Unfortunately you have not considered my suggestions and I had no time
to fix and test these zones by myself. Hence, I cannot recommend using
of these rules in any production environment as they suffer from
performance and support issues.

I'll start with the most important ones:

1) That should be a part of RBL module! With crazy usage of
`r:resolve_a({ task = task, name = lookup , callback = dns_cb, forced =
true })` it is trivial to create a message that would kill your DNS
infrastructure after a few emails.
So the only way to do it properly is to reuse bells and whistles from
RBL module (probably that would require patching) and selectors framework.
All other ways are not good from architectural point of view and suffer
from lot's of mistakes.

2) `local re =
rspamd_re.create_cached('^(?:bc1|[13])[a-zA-HJ-NP-Z0-9]{25,39}$')`
should not be used to match regular expressions: this is not optimized
by hyperscan and you can easily find yourself running in an semi-endless
backtracking loop with PCRE. So it is a big no way for production usage.
Furthermore, Rspamd has `BITCOIN_ADDR` symbol that can detect and
validate some of the popular bitcoin formats (it uses the same approach
as your rule but this needs to be changed tbh). Notably exceptions are
ETH and monero wallets - these are NYI. However, BTC and BTC cache
(segwit) addresses are fully supported.
So there is no need to call this expensive RE multiple times I suppose -
it is better to refactor and improve BITCOIN_ADDR symbol and use it in
the selectors based RBL.

3) Rspamd now supports RFC version of base32 out of the box, so no need
to use Lua for string transformation - it is not a good idea in general.

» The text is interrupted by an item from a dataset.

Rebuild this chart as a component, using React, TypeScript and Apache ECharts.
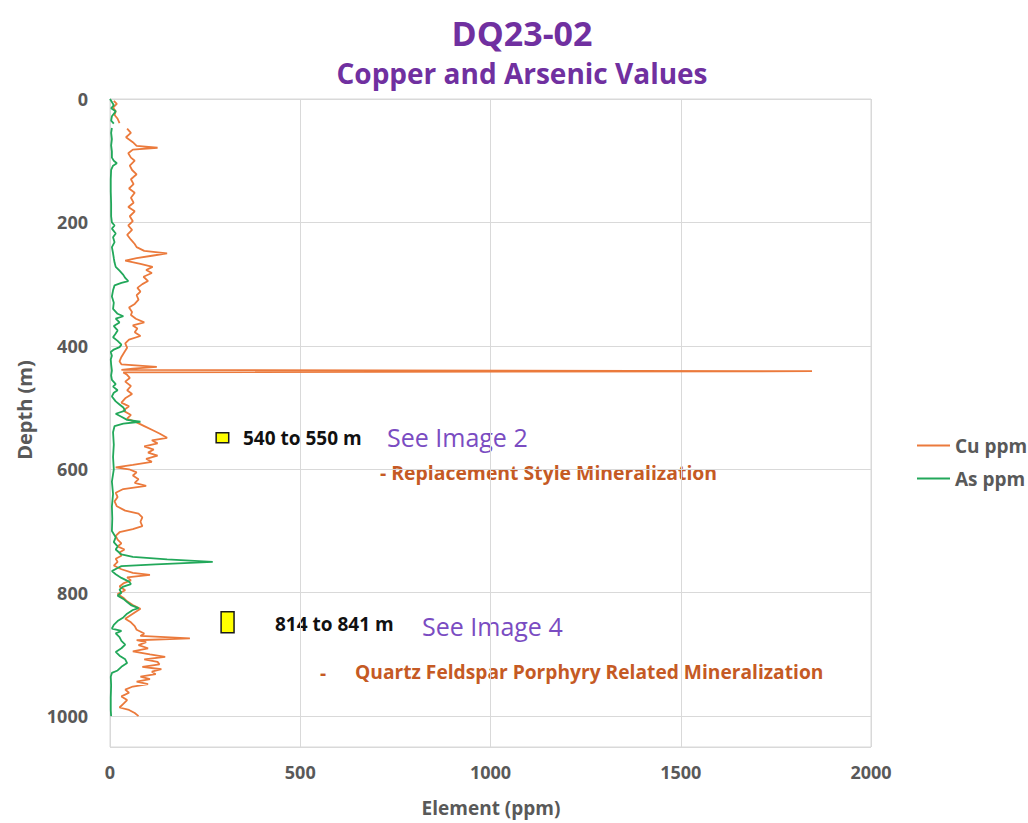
import React, { useEffect, useRef } from "react";
import * as echarts from "echarts";

// Depth (m) and copper (ppm) readings, top to bottom; null marks a gap in sampling
const cuDepth = [3, 8, 14, 20, 26, 32, 39, 44, 48, 55, 62, 70, 76, 79, 82, 88, 95, 100, 108, 115, 122, 130, 138, 145, 152, 160, 168, 175, 182, 190, 198, 205, 212, 220, 228, 235, 240, 246, 250, 254, 258, 262, 267, 272, 277, 282, 288, 295, 300, 306, 312, 318, 325, 332, 338, 345, 350, 356, 362, 367, 372, 378, 384, 390, 396, 403, 410, 418, 425, 430, 434, 437, 439, 441, 443, 447, 452, 458, 465, 472, 478, 485, 492, 498, 505, 512, 518, 524, 530, 536, 542, 549, 553, 558, 563, 568, 573, 578, 583, 588, 593, 597, 600, 605, 610, 616, 622, 627, 632, 638, 645, 652, 660, 667, 672, 678, 685, 692, 697, 702, 708, 714, 720, 725, 730, 735, 740, 745, 750, 756, 762, 768, 771, 775, 780, 785, 790, 796, 802, 808, 814, 820, 826, 830, 836, 842, 848, 854, 860, 866, 870, 874, 877, 880, 885, 890, 895, 900, 904, 908, 912, 916, 920, 924, 928, 932, 936, 940, 944, 948, 952, 957, 962, 968, 974, 980, 986, 990, 995, 1000];
const cuPpm = [10, 18, 8, 15, 12, 20, 25, null, 45, 55, 42, 60, 70, 125, 60, 48, 55, 65, 52, 58, 70, 55, 62, 50, 65, 55, 62, 48, 65, 52, 60, 48, 58, 45, 55, 65, 70, 90, 150, 110, 70, 40, 80, 112, 95, 110, 88, 100, 85, 72, 80, 70, 75, 65, 50, 58, 55, 68, 90, 60, 72, 65, 80, 50, 40, 45, 38, 30, 25, 30, 123, 60, 30, 1845, 35, 45, 52, 40, 55, 45, 58, 40, 30, 50, 35, 55, 45, 70, 90, 110, 130, 150, 110, 125, 90, 115, 100, 125, 95, 110, 60, 15, 50, 70, 60, 75, 65, 95, 35, 15, 20, 12, 18, 40, 75, 85, 80, 85, 60, 25, 15, 20, 30, 20, 38, 25, 30, 15, 20, 10, 30, 60, 105, 45, 55, 35, 25, 40, 20, 35, 45, 60, 80, 70, 55, 40, 55, 65, 70, 90, 80, 210, 70, 95, 75, 100, 60, 105, 145, 90, 125, 130, 85, 135, 110, 120, 80, 105, 70, 100, 60, 40, 50, 30, 45, 35, 25, 50, 65, 75];

// Depth (m) and arsenic (ppm) readings
const asDepth = [0, 5, 10, 15, 20, 28, 35, 40, 44, 47, 55, 65, 75, 85, 95, 100, 104, 108, 115, 130, 150, 170, 190, 200, 205, 210, 218, 224, 232, 240, 250, 258, 265, 272, 278, 285, 290, 295, 298, 302, 310, 320, 330, 340, 348, 352, 356, 362, 368, 375, 380, 386, 392, 398, 402, 406, 410, 416, 422, 430, 440, 448, 455, 462, 466, 472, 476, 482, 490, 495, 500, 505, 510, 515, 520, 523, 526, 530, 540, 560, 580, 600, 620, 640, 660, 680, 700, 710, 718, 725, 730, 738, 742, 746, 750, 754, 757, 760, 765, 770, 776, 782, 786, 790, 795, 800, 805, 810, 815, 820, 825, 828, 834, 840, 846, 852, 858, 862, 866, 872, 878, 884, 890, 896, 902, 908, 914, 920, 926, 930, 936, 950, 970, 990, 1000];
const asPpm = [0, 5, 10, 3, 15, 5, 3, 10, null, 5, 3, 5, 3, 5, 5, 10, 18, 8, 3, 2, 2, 3, 3, 5, 12, 5, 15, 8, 12, 5, 8, 10, 12, 15, 25, 35, 40, 48, 30, 12, 8, 5, 10, 8, 20, 35, 15, 25, 10, 20, 15, 8, 20, 30, 25, 10, 2, 5, 2, 3, 5, 3, 5, 15, 8, 20, 10, 5, 15, 25, 35, 40, 15, 30, 45, 80, 35, 12, 8, 10, 8, 10, 5, 8, 5, 6, 5, 15, 10, 20, 15, 30, 60, 150, 270, 120, 30, 20, 5, 15, 30, 50, 55, 35, 25, 30, 20, 35, 45, 55, 75, 60, 45, 35, 20, 10, 5, 30, 15, 25, 30, 40, 30, 15, 25, 40, 45, 30, 20, 5, 2, 3, 2, 2, 3];

// Sampled intervals highlighted on the log: [ppm from, depth from, ppm to, depth to]
const boxes = [
  [279, 541, 312, 557],
  [292, 831, 326, 865],
];

const xTicks = [0, 500, 1000, 1500, 2000];
const yTicks = [0, 200, 400, 600, 800, 1000];

const FONT = "'Open Sans', 'Noto Sans', sans-serif";
const GREY = "#595959";
const PURPLE = "#7030A0";
const ORANGE = "#C55A24";

export default function App() {
  const ref = useRef<HTMLDivElement>(null);
  useEffect(() => {
    const chart = echarts.init(ref.current!, null, { renderer: "svg" });
    const toSeries = (depth: number[], ppm: (number | null)[]) =>
      depth.map((d, i) => [ppm[i] === null ? "-" : ppm[i], d]);
    chart.setOption({
      animation: false,
      backgroundColor: "#ffffff",
      textStyle: { fontFamily: FONT },
      grid: { left: 110, right: 157, top: 99, bottom: 76, show: true, borderColor: "#D9D9D9", borderWidth: 1 },
      xAxis: {
        type: "value",
        min: xTicks[0],
        max: xTicks[xTicks.length - 1],
        interval: 500,
        axisLine: { show: false },
        axisTick: { show: false },
        splitLine: { lineStyle: { color: "#D9D9D9", width: 1 } },
        axisLabel: { color: GREY, fontSize: 18, fontWeight: "bold", margin: 16, fontFamily: FONT, formatter: (v: number) => String(v) },
      },
      yAxis: {
        type: "value",
        inverse: true,
        min: yTicks[0],
        max: 1050,
        interval: 200,
        axisLine: { show: true, lineStyle: { color: "#D9D9D9" } },
        axisTick: { show: false },
        splitLine: { lineStyle: { color: "#D9D9D9", width: 1 } },
        axisLabel: { color: GREY, fontSize: 18, fontWeight: "bold", margin: 22, showMaxLabel: false, fontFamily: FONT, formatter: (v: number) => String(v) },
      },
      legend: {
        orient: "vertical",
        left: 912,
        top: 431,
        icon: "rect",
        itemWidth: 33,
        itemHeight: 2,
        itemGap: 14,
        textStyle: { color: GREY, fontSize: 19, fontWeight: "bold", fontFamily: FONT },
        data: ["Cu ppm", "As ppm"],
      },
      series: [
        {
          name: "Cu ppm",
          type: "line",
          data: toSeries(cuDepth, cuPpm),
          symbol: "none",
          connectNulls: false,
          lineStyle: { color: "#EB7A3C", width: 1.8 },
          itemStyle: { color: "#EB7A3C" },
        },
        {
          name: "As ppm",
          type: "line",
          data: toSeries(asDepth, asPpm),
          symbol: "none",
          connectNulls: false,
          lineStyle: { color: "#22A85A", width: 1.8 },
          itemStyle: { color: "#22A85A" },
          markArea: {
            silent: true,
            itemStyle: { color: "#FFFF00", borderColor: "#1a1a1a", borderWidth: 1.5, opacity: 1 },
            label: { show: false },
            data: boxes.map((b) => [{ coord: [b[0], b[1]] }, { coord: [b[2], b[3]] }]),
          },
        },
      ],
      graphic: [
        { type: "text", x: 522, y: 33, style: { text: "DQ23-02", font: `bold 34px ${FONT}`, fill: PURPLE, textAlign: "center", textVerticalAlign: "middle" } },
        { type: "text", x: 522, y: 73, style: { text: "Copper and Arsenic Values", font: `bold 28px ${FONT}`, fill: PURPLE, textAlign: "center", textVerticalAlign: "middle" } },
        { type: "text", x: 24, y: 410, rotation: Math.PI / 2, style: { text: "Depth (m)", font: `bold 20px ${FONT}`, fill: GREY, textAlign: "center", textVerticalAlign: "middle" } },
        { type: "text", x: 491, y: 808, style: { text: "Element (ppm)", font: `bold 19px ${FONT}`, fill: GREY, textAlign: "center", textVerticalAlign: "middle" } },
        { type: "text", x: 243, y: 438, style: { text: "540 to 550 m", font: `bold 19px ${FONT}`, fill: "#111111", textVerticalAlign: "middle" } },
        { type: "text", x: 387, y: 437, style: { text: "See Image 2", font: `25px ${FONT}`, fill: "#7A4CC2", textVerticalAlign: "middle" } },
        { type: "text", x: 380, y: 472, style: { text: "- Replacement Style Mineralization", font: `bold 19.4px ${FONT}`, fill: ORANGE, textVerticalAlign: "middle" } },
        { type: "text", x: 275, y: 624, style: { text: "814 to 841 m", font: `bold 19px ${FONT}`, fill: "#111111", textVerticalAlign: "middle" } },
        { type: "text", x: 422, y: 626, style: { text: "See Image 4", font: `25px ${FONT}`, fill: "#7A4CC2", textVerticalAlign: "middle" } },
        { type: "text", x: 320, y: 673, style: { text: "-", font: `bold 19px ${FONT}`, fill: ORANGE, textVerticalAlign: "middle" } },
        { type: "text", x: 355, y: 671, style: { text: "Quartz Feldspar Porphyry Related Mineralization", font: `bold 19.2px ${FONT}`, fill: ORANGE, textVerticalAlign: "middle" } },
      ],
    });
    return () => chart.dispose();
  }, []);
  return <div ref={ref} style={{ position: "fixed", left: 0, top: 0, width: 1028, height: 823 }} />;
}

4) Sha256 is quite a bad choice if it comes to Rspamd. Ideally would be
to have a blake2b zone of hashes together with sha256 for other
appliances. The reason to do it aside of the overall speed of blake2b
comparing to sha256 is that blake2b hash is already calculated for all
content parts. Not sure if that's doable.

I'm not quite sure that I would have time to fix these issues in short
terms I'm afraid. However, the current rules set seems to be not ready
for the production usage.